14. Governing Law. This Agreement will be governed by Michigan Law.
15. Successors.
(a) This Agreement will be binding upon and inure to the benefit of the
parties and their respective heirs, legal representatives and assigns.
(b) Corporation will require any successor (whether direct or indirect, by
purchase, merger, consolidation or otherwise) to all or substantially
all of the business or assets of the Corporation to assume all of
Corporation's obligations under this Agreement. Such assumption will
not release Corporation from its obligations under this Agreement.
16. Severability. The provisions of this Agreement will be deemed severable,
and if any part of any provision is held illegal, void or invalid under
applicable law, such provision may be changed to the extent reasonably
necessary to make the provision, as so changed, legal, valid and binding.

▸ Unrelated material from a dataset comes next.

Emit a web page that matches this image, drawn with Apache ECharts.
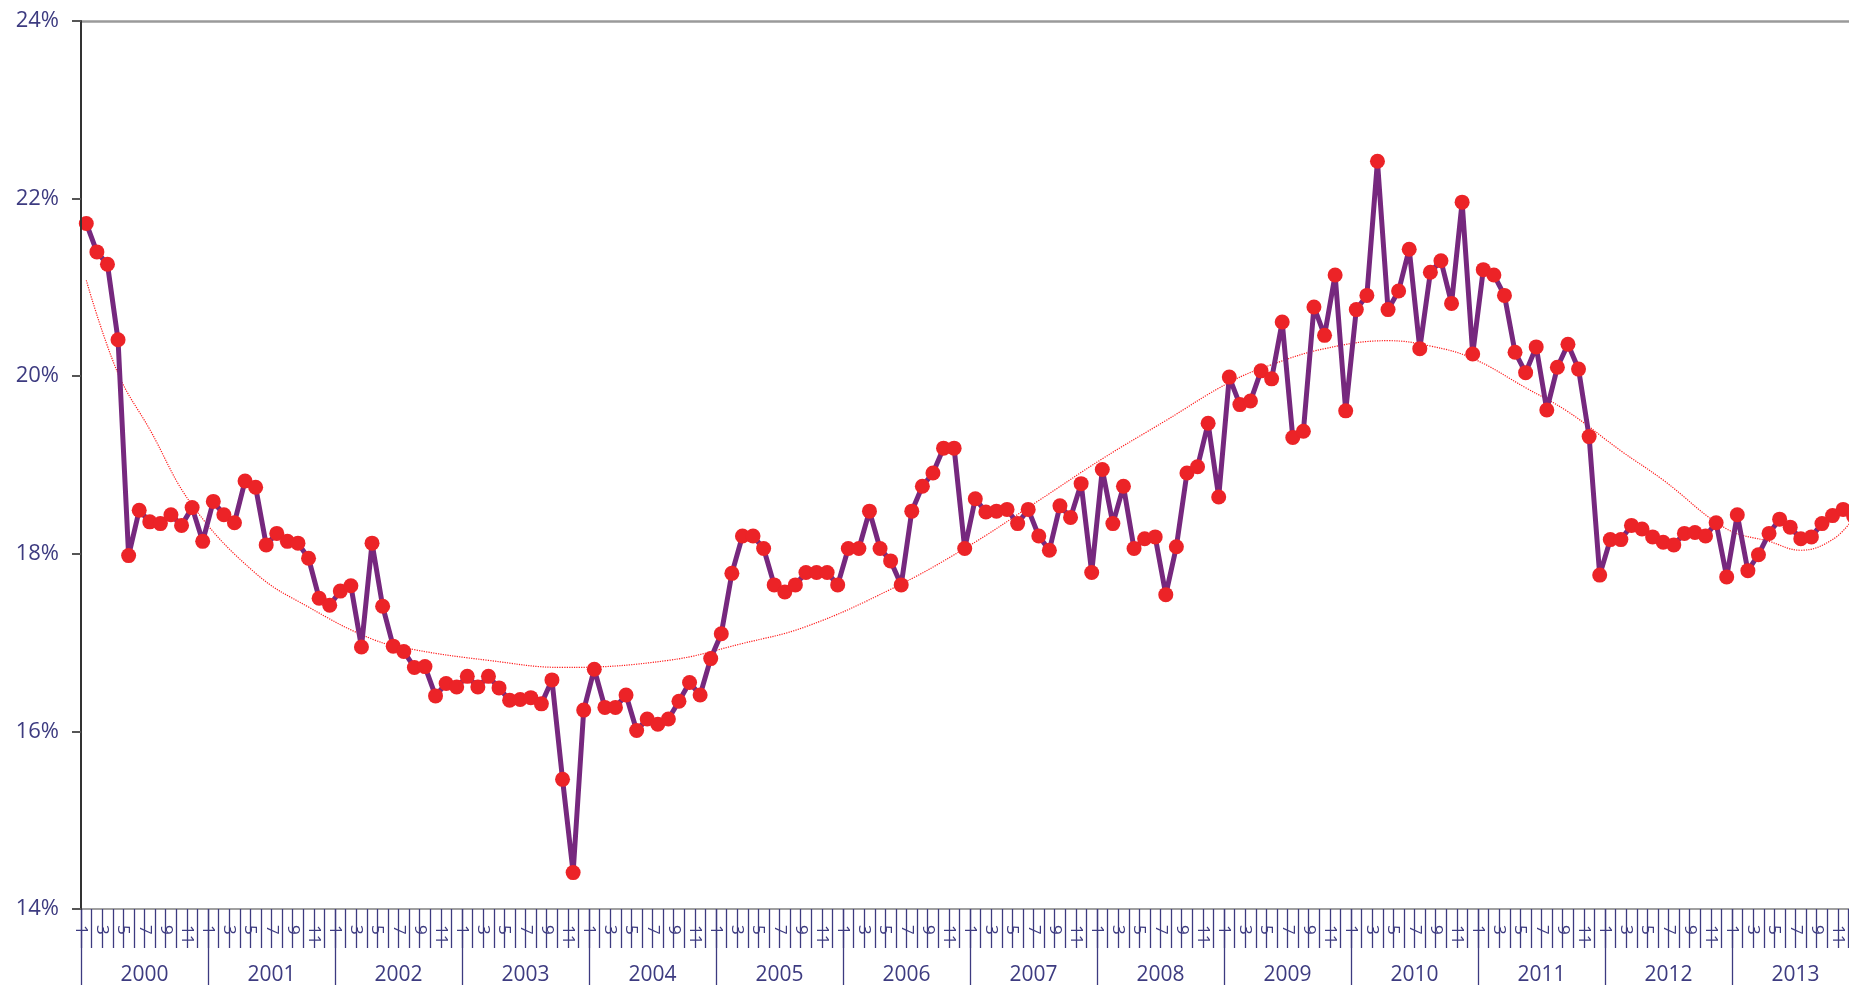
<!DOCTYPE html>
<html>
<head>
<meta charset="utf-8">
<script src="https://cdn.jsdelivr.net/npm/echarts@6/dist/echarts.min.js"></script>
<style>
html,body{margin:0;padding:0;background:#ffffff;}
#chart{width:1849px;height:985px;}
</style>
</head>
<body>
<div id="chart"></div>
<script>
// ---- data ----
const years = ['2000','2001','2002','2003','2004','2005','2006','2007','2008','2009','2010','2011','2012','2013'];
const monthNames = ['1','2','3','4','5','6','7','8','9','10','11','12'];
const yTicks = [14, 16, 18, 20, 22, 24];

// monthly values, Jan 2000 .. Dec 2013 (percent)
const rate2000 = [21.72,21.40,21.26,20.41,17.98,18.49,18.36,18.34,18.44,18.32,18.52,18.14];
const rate2001 = [18.59,18.44,18.35,18.82,18.75,18.10,18.23,18.14,18.12,17.95,17.50,17.42];
const rate2002 = [17.58,17.64,16.95,18.12,17.41,16.96,16.90,16.72,16.73,16.40,16.54,16.50];
const rate2003 = [16.62,16.50,16.62,16.49,16.35,16.36,16.38,16.31,16.58,15.46,14.41,16.24];
const rate2004 = [16.70,16.27,16.27,16.41,16.01,16.14,16.08,16.14,16.34,16.55,16.41,16.82];
const rate2005 = [17.10,17.78,18.20,18.20,18.06,17.65,17.57,17.65,17.79,17.79,17.79,17.65];
const rate2006 = [18.06,18.06,18.48,18.06,17.92,17.65,18.48,18.76,18.91,19.19,19.19,18.06];
const rate2007 = [18.62,18.47,18.48,18.50,18.34,18.50,18.20,18.04,18.54,18.41,18.79,17.79];
const rate2008 = [18.95,18.34,18.76,18.06,18.17,18.19,17.54,18.08,18.91,18.98,19.47,18.64];
const rate2009 = [19.99,19.68,19.72,20.06,19.97,20.61,19.31,19.38,20.78,20.46,21.14,19.61];
const rate2010 = [20.75,20.91,22.42,20.75,20.96,21.43,20.31,21.17,21.30,20.82,21.96,20.25];
const rate2011 = [21.20,21.14,20.91,20.27,20.04,20.33,19.62,20.10,20.36,20.08,19.32,17.76];
const rate2012 = [18.16,18.16,18.32,18.28,18.19,18.13,18.10,18.23,18.24,18.20,18.35,17.74];
const rate2013 = [18.44,17.81,17.99,18.23,18.39,18.30,18.17,18.19,18.34,18.43,18.50,18.42];

// trend line (month index, percent)
const trendIdx = [0, 3, 6, 10, 16, 21, 27, 31, 38, 45, 55, 62, 68, 76, 83, 90, 96, 102, 108, 112, 117, 123, 127, 131, 136, 140, 145, 149, 155, 159, 162, 165, 167];
const trendVal = [21.08, 20.03, 19.40, 18.55, 17.78, 17.40, 17.04, 16.92, 16.80, 16.72, 16.80, 16.99, 17.18, 17.60, 18.06, 18.60, 19.07, 19.50, 19.93, 20.13, 20.31, 20.40, 20.34, 20.20, 19.87, 19.60, 19.16, 18.83, 18.28, 18.14, 18.04, 18.16, 18.40];

// ---- build ----
const rate = [].concat(rate2000, rate2001, rate2002, rate2003, rate2004, rate2005, rate2006,
  rate2007, rate2008, rate2009, rate2010, rate2011, rate2012, rate2013);
const monthCats = [];
years.forEach(y => monthNames.forEach(m => monthCats.push(y + '-' + m)));
const boundaryCats = [];
for (let k = 0; k <= monthCats.length; k++) boundaryCats.push(monthNames[k % 12]);
const trend = trendIdx.map((x, k) => [x, trendVal[k]]);

const navy = '#3D3B80';
const font = 'Open Sans';

const chart = echarts.init(document.getElementById('chart'), null, {renderer: 'canvas'});
chart.setOption({
  animation: false,
  backgroundColor: '#ffffff',
  textStyle: {fontFamily: font},
  grid: {left: 81, top: 21, bottom: 76, right: -10, containLabel: false, outerBoundsMode: 'none'},
  xAxis: [
    {
      type: 'category', data: monthCats, boundaryGap: true, position: 'bottom',
      axisLine: {show: true, lineStyle: {color: '#A0A0A0', width: 2}},
      axisTick: {show: false}, axisLabel: {show: false}, splitLine: {show: false}
    },
    {
      type: 'category', data: boundaryCats, boundaryGap: false, position: 'bottom',
      axisLine: {show: false},
      axisTick: {show: true, interval: 0, length: 39, lineStyle: {color: navy, width: 1.3}},
      axisLabel: {show: true, interval: 1, rotate: -90, margin: 16, fontSize: 17, color: navy, fontFamily: font},
      splitLine: {show: false}
    },
    {
      type: 'category', data: years, boundaryGap: true, position: 'bottom',
      axisLine: {show: false},
      axisTick: {show: true, interval: 0, length: 80, lineStyle: {color: navy, width: 1.3}},
      axisLabel: {show: true, interval: 0, margin: 56, fontSize: 21, color: navy, fontFamily: font},
      splitLine: {show: false}
    },
    {
      type: 'category', data: monthCats, boundaryGap: true, position: 'top',
      axisLine: {show: true, lineStyle: {color: '#9A9A9A', width: 2.5}},
      axisTick: {show: false}, axisLabel: {show: false}, splitLine: {show: false}
    }
  ],
  yAxis: {
    type: 'value', min: yTicks[0], max: yTicks[yTicks.length - 1], interval: 2, z: 5,
    axisLine: {show: true, lineStyle: {color: '#333333', width: 2}},
    axisTick: {show: true, length: 9, lineStyle: {color: '#555555', width: 2}},
    axisLabel: {show: true, margin: 22, fontSize: 22, color: navy, fontFamily: font,
      formatter: v => v + '%'},
    splitLine: {show: false}
  },
  series: [
    {
      name: 'trend', type: 'line', xAxisIndex: 0, data: trend, smooth: 0.4,
      symbol: 'none', z: 1, silent: true,
      lineStyle: {color: '#FF1A1A', width: 1.2, type: 'dotted'}
    },
    {
      name: 'rate', type: 'line', xAxisIndex: 0, data: rate, z: 2,
      symbol: 'circle', symbolSize: 15, showAllSymbol: true,
      lineStyle: {color: '#76287E', width: 5},
      itemStyle: {color: '#EC2327'}
    }
  ]
});
</script>
</body>
</html>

If any provision of this Agreement is held illegal, void or invalid in its
entirety, the remaining provisions of this Agreement will not in any way be
affected or impaired but will remain binding in accordance with their
terms.
17. Notices. All notices given under this Agreement will be in writing and
delivered either personally, by registered or certified mail (return
receipt requested, postage prepaid), by recognized overnight courier or by
telecopy (if promptly followed by a copy delivered personally, by
registered or certified mail or overnight courier), as follows:
If to Director: Xxxxxxx X. Xxxxxxxx
0000 Xxxxxxxxx
Xxx Xxxxx, Xxxxxxxx 00000
If to Corporation: JPE, Inc.
000 Xxxxxxxxxx Xxxxx, Xxxxx 000
Xxx Xxxxx, Xxxxxxxx 00000
Attention: Secretary
or to such other address as either party furnishes to the other in writing.

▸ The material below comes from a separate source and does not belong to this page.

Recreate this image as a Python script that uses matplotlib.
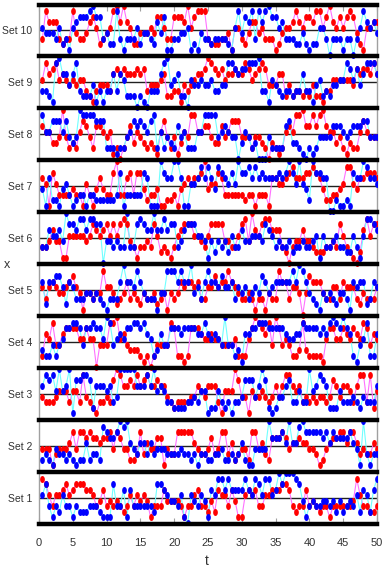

18. Counterparts: This Agreement may be signed in counterparts.
19. Subsidiaries: As used in this Agreement, the term "Subsidiary" means any
corporation in which Corporation owns a majority interest.

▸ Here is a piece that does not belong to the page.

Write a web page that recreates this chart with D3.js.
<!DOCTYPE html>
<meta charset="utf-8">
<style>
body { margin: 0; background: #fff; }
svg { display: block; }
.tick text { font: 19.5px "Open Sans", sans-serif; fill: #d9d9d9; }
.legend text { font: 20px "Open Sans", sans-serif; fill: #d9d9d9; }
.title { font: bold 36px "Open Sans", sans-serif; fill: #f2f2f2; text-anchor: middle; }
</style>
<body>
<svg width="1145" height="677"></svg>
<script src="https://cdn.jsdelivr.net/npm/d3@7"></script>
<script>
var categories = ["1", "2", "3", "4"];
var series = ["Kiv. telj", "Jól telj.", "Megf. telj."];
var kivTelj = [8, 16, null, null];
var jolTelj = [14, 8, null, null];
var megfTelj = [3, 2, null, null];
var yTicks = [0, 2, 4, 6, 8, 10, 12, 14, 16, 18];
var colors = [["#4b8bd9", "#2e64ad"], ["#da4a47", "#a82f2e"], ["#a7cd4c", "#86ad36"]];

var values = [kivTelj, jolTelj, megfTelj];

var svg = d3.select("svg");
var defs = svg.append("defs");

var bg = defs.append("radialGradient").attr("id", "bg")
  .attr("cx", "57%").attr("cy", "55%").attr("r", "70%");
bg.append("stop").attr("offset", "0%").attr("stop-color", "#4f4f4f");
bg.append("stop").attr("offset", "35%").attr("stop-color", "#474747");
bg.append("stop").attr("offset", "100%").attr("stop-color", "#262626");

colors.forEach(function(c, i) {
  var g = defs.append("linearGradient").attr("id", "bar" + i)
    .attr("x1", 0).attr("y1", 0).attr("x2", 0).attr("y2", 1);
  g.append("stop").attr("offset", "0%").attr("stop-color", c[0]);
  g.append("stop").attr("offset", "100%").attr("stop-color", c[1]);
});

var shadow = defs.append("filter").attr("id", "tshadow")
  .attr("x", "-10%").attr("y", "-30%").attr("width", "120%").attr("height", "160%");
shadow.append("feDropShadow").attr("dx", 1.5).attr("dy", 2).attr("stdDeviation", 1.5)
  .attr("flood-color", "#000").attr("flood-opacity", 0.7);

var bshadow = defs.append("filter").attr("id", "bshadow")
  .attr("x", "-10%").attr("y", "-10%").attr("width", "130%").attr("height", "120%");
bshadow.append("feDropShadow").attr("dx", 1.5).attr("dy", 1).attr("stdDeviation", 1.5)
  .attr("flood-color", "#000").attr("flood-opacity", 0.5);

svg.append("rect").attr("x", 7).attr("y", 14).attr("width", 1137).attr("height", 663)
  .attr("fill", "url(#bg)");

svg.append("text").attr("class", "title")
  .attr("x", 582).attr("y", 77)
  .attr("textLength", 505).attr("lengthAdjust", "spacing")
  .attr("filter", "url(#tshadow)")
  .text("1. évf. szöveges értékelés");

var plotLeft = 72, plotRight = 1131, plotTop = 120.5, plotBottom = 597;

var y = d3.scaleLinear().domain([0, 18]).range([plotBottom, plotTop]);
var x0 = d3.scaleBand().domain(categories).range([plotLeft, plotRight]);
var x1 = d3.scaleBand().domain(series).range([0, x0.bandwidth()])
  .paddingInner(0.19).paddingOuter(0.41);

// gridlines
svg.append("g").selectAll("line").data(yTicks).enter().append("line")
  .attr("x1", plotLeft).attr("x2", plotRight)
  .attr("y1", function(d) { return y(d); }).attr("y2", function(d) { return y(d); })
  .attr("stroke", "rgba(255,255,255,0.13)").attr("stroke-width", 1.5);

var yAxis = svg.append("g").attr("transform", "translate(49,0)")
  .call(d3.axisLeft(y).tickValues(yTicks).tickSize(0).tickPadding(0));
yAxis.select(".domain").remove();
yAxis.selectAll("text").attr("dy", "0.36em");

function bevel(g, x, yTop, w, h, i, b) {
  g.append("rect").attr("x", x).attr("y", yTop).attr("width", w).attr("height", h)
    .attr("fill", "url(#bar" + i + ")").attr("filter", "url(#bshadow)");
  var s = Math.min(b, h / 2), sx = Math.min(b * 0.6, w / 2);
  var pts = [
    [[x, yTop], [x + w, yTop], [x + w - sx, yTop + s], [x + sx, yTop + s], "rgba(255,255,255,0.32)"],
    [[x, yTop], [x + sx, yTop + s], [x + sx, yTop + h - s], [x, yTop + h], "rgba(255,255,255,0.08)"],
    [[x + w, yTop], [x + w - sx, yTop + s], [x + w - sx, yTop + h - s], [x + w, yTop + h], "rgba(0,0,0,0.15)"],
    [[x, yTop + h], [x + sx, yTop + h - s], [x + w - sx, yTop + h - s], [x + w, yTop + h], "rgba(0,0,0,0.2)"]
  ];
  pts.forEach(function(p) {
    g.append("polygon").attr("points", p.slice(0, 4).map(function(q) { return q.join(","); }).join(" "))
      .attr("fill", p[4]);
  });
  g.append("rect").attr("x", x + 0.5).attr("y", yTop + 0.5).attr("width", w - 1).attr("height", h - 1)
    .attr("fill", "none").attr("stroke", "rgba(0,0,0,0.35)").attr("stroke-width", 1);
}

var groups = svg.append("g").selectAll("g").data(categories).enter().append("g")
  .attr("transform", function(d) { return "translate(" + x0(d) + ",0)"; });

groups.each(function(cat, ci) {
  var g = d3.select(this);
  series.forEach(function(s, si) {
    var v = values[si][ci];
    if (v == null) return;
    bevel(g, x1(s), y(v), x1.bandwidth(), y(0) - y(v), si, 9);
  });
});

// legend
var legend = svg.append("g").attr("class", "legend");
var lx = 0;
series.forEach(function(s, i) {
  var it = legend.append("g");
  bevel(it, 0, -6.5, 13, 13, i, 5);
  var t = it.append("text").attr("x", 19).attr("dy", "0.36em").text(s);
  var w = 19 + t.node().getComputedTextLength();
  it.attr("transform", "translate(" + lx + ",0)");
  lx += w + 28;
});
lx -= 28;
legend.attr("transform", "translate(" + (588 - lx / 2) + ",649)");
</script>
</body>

In witness whereof, the parties have executed this Agreement as of the date set
forth in the introductory paragraph of this Agreement.
JPE, INC.
a Michigan corporation
By: /s/ Xxxxx X. Xxxxx
-----------------------------------
Xxxxx X. Xxxxx
Its: President
/s/ Xxxxxxx X. Xxxxxxxx ("Director")
---------------------------------------
Xxxxxxx X. Xxxxxxxx
D&O Insurance Schedule
----------------------
Policy
Company Policy No. Amount Deductible/Co-Insurance Expiration Date
------- ---------- ------ ----------------------- ---------------
St. Xxxx Mercury 563CM0098 $10,000,000 $250,000 payable by Corporation in 10/26/99
Ins. Co. each securities claim and $150,000
all other claims; no retention
payable by insureds. Insurer
responsible for 100% of loss in
excess of retention amount.
Great American DFX0009459 $5,000,000 Policy is excess of amount payable 10/26/99
Insurance Co. by St. Xxxx Mercury Ins. Co. policy.